After the Anschluss, he fled from Vienna to Rome, Italy, where he lived for 14 years - essentially illegally as he had only a three-month entry visa and his Hungarian documents had long expired. In addition to his extraordinary resourcefulness, it was the help of Hungarians living in Rome that enabled him to survive and to re-establish intensive contact with Hungarian culture - he also made friends and acquaintances with the eminent Hungarian intellectuals in Rome, and from then on, wherever he went, he was among the intellectual authorities of the Hungarian diaspora. As a writer, however, he still wrote in German and Italian.
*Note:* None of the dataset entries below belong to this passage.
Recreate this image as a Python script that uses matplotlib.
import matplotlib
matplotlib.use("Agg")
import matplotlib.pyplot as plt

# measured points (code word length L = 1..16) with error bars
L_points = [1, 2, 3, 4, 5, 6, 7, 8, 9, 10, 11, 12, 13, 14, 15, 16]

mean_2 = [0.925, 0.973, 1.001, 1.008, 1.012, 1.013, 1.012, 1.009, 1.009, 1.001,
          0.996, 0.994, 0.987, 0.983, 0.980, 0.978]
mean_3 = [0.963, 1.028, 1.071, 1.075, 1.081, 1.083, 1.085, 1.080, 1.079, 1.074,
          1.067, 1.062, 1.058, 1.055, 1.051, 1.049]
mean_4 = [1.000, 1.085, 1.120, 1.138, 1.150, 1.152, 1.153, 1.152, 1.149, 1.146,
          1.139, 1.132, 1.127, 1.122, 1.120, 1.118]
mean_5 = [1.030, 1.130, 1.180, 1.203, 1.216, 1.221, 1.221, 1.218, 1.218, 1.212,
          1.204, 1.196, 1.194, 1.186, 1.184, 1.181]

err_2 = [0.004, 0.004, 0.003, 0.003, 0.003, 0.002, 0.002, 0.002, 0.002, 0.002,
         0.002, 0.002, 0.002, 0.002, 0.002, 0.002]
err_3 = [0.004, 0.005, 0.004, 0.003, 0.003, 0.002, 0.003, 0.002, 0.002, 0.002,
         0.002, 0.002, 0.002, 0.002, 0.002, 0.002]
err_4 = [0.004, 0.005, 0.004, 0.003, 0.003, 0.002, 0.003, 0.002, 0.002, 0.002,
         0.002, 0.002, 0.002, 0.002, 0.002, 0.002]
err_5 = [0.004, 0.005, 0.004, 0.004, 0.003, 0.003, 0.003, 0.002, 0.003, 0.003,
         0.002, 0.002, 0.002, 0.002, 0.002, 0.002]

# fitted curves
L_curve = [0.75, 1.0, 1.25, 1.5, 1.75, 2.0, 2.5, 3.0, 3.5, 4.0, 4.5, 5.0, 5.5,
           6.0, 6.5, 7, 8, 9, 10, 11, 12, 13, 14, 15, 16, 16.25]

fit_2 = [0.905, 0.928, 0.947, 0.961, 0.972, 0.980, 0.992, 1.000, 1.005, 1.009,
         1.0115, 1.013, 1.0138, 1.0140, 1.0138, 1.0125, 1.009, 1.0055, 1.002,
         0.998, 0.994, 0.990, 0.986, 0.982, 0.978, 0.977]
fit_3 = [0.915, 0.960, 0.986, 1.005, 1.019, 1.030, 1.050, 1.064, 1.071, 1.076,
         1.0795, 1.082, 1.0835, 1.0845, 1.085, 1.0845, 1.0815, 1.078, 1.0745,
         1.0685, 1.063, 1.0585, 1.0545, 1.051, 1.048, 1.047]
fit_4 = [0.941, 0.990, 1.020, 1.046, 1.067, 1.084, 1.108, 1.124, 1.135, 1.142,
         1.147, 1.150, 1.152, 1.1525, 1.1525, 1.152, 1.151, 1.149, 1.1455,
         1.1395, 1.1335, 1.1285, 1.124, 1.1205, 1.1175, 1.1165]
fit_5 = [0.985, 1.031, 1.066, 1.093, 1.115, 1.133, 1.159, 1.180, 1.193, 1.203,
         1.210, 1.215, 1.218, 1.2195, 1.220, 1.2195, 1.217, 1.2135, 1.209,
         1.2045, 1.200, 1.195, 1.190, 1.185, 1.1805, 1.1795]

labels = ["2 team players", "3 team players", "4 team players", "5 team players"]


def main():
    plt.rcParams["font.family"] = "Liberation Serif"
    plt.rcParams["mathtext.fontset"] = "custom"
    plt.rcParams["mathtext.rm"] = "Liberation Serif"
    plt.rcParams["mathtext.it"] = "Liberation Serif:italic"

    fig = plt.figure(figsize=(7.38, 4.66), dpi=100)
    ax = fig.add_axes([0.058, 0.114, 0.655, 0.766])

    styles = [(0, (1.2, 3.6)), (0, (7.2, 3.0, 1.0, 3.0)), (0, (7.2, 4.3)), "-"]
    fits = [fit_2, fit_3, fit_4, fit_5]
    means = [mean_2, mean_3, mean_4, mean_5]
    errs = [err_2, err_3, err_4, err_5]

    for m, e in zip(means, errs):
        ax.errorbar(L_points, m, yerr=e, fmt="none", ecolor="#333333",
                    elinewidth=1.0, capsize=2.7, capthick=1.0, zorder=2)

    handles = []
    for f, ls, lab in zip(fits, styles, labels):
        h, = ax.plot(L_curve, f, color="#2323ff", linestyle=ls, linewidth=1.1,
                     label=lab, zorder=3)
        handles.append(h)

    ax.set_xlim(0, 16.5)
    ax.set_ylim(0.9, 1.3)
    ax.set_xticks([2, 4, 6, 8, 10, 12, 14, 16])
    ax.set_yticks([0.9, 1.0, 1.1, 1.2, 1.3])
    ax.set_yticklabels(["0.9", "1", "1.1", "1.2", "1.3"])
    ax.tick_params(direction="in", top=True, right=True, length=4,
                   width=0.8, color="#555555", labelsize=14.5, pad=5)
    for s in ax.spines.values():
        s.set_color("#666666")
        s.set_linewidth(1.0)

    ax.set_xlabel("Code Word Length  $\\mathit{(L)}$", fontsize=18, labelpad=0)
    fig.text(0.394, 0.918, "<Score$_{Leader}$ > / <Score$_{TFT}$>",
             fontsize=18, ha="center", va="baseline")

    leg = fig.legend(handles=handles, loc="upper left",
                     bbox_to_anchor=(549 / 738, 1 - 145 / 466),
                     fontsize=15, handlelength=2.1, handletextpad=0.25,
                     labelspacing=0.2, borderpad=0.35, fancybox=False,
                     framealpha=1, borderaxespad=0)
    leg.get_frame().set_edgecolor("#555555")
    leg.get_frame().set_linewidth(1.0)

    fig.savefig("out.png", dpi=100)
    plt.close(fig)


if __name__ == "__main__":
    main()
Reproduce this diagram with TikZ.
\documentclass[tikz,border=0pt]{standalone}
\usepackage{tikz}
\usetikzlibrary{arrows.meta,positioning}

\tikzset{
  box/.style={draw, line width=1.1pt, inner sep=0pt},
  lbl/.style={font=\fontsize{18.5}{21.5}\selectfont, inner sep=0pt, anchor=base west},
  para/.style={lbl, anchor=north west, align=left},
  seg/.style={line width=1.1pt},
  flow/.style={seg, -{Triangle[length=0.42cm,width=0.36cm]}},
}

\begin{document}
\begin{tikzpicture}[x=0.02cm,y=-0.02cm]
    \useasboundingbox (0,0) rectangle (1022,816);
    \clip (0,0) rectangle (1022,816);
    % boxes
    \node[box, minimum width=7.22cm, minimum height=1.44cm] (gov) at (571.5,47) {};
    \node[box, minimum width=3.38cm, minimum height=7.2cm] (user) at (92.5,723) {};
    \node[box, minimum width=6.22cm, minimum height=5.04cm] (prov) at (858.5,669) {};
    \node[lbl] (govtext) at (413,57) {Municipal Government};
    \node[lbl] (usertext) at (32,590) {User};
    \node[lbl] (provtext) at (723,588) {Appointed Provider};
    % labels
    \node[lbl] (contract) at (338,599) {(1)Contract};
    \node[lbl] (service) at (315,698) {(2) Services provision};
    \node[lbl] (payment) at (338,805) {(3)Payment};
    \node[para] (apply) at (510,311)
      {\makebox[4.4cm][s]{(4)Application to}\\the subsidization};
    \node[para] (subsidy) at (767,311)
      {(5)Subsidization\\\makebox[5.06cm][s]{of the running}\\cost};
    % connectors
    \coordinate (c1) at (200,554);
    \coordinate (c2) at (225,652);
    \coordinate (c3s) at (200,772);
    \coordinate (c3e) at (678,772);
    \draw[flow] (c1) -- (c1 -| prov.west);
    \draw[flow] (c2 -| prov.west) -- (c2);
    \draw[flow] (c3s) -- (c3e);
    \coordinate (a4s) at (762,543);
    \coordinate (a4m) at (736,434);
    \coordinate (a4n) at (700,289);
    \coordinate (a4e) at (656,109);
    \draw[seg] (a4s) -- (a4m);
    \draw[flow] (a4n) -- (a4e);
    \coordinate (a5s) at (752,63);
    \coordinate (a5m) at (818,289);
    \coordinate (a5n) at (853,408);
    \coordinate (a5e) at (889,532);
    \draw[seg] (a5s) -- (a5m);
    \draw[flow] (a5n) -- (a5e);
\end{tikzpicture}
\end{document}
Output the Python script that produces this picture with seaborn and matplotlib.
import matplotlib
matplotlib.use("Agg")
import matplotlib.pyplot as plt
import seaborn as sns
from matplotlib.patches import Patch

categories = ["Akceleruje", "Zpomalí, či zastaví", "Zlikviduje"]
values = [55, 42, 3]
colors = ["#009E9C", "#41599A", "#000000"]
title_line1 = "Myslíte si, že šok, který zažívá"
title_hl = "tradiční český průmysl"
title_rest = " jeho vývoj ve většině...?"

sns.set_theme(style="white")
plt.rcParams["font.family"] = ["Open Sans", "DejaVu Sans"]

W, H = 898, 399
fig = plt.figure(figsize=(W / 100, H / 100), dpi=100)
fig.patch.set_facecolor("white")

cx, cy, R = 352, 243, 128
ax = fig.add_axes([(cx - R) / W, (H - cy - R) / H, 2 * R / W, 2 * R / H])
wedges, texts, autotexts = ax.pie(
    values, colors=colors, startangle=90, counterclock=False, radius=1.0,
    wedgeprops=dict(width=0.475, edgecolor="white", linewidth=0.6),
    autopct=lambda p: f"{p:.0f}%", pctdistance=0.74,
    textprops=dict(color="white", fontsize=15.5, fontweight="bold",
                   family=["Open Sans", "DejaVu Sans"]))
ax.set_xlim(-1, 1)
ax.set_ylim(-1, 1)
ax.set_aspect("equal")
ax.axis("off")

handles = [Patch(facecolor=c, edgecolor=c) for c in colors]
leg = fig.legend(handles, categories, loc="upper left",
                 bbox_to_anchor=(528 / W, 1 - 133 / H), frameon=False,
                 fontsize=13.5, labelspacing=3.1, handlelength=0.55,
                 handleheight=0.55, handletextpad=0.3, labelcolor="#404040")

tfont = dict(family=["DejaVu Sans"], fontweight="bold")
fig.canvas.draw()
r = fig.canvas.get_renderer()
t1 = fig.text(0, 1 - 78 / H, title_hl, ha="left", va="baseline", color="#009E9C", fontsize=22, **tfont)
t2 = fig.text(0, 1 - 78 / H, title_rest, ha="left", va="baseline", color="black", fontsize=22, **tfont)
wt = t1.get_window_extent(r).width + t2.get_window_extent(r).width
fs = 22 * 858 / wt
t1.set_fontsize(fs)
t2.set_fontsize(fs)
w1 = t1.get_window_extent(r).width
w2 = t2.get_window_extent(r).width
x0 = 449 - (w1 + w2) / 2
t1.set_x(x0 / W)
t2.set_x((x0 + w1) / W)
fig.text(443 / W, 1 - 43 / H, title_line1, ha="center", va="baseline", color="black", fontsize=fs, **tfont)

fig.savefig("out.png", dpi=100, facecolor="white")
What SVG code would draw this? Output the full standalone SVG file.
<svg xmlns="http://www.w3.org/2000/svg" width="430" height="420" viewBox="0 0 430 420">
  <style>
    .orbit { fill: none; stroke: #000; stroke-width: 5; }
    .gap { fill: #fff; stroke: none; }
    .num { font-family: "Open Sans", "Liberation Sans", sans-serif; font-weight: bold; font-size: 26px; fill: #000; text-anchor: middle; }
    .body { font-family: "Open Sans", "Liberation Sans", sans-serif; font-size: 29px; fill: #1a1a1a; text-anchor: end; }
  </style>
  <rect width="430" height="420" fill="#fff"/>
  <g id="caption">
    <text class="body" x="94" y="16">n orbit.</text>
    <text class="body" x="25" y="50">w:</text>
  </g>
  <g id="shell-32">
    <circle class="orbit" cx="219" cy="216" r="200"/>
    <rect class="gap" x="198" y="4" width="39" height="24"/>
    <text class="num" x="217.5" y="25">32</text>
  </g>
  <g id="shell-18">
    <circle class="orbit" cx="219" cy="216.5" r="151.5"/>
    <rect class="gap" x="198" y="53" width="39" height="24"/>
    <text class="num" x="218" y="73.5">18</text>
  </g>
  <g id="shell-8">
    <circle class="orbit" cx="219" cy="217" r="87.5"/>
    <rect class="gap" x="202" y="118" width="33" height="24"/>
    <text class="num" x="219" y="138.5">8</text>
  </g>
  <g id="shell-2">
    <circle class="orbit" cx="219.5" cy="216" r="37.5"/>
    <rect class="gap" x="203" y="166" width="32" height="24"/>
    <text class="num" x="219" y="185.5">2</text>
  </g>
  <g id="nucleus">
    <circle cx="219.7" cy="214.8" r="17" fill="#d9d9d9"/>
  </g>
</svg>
It is hardly surprising that after 1945 he did not wish to return to Hungary or Vienna, but it is all the more surprising that in 1952 he moved to Brazil with his family and remained there for the rest of his life. There he moved to increasingly remote and small settlements, a fact no doubt due his inherent tendency to solitude and his reclusive nature, and the constant need to hide that he was used to in Italy.
He began to write Hungarian literature in Brazil, but his works were published in Hungary only in the last five years of his life; his best-known works are semi-autobiographical narratives and quasi essays on cultural history. This peculiar genre, which became popular, was not only of literary value, but could also convey to readers cultures unknown and often unknowable. His main work, The Valley of the Latin Bear (Budapest, 1967), is a poetic document of the fate of our compatriots who were torn from the community of the mother tongue and the Hungarian homeland. He did not become world-famous as a Hungarian writer, of course, but as a kind of classical philologist, working in a very special field that initially seemed to everyone to be a crazy hobby: translating modern world literature into Latin. His greatest success was the translation of Winnie the Pooh, which was first published in 1956 by a Hungarian publisher in Brazil, Dezső Landy, in 110 copies. The work gained publicity almost two years later, and then major American publishers were able to distribute hundreds of thousands of copies. The Hungarian publisher ‘obviously’ made no profit from the book, but the name of the eccentric Hungarian writer became known throughout the world. In fact, to this day, he earned the Hungarian nation high esteem among those who are still learning Latin all over the world.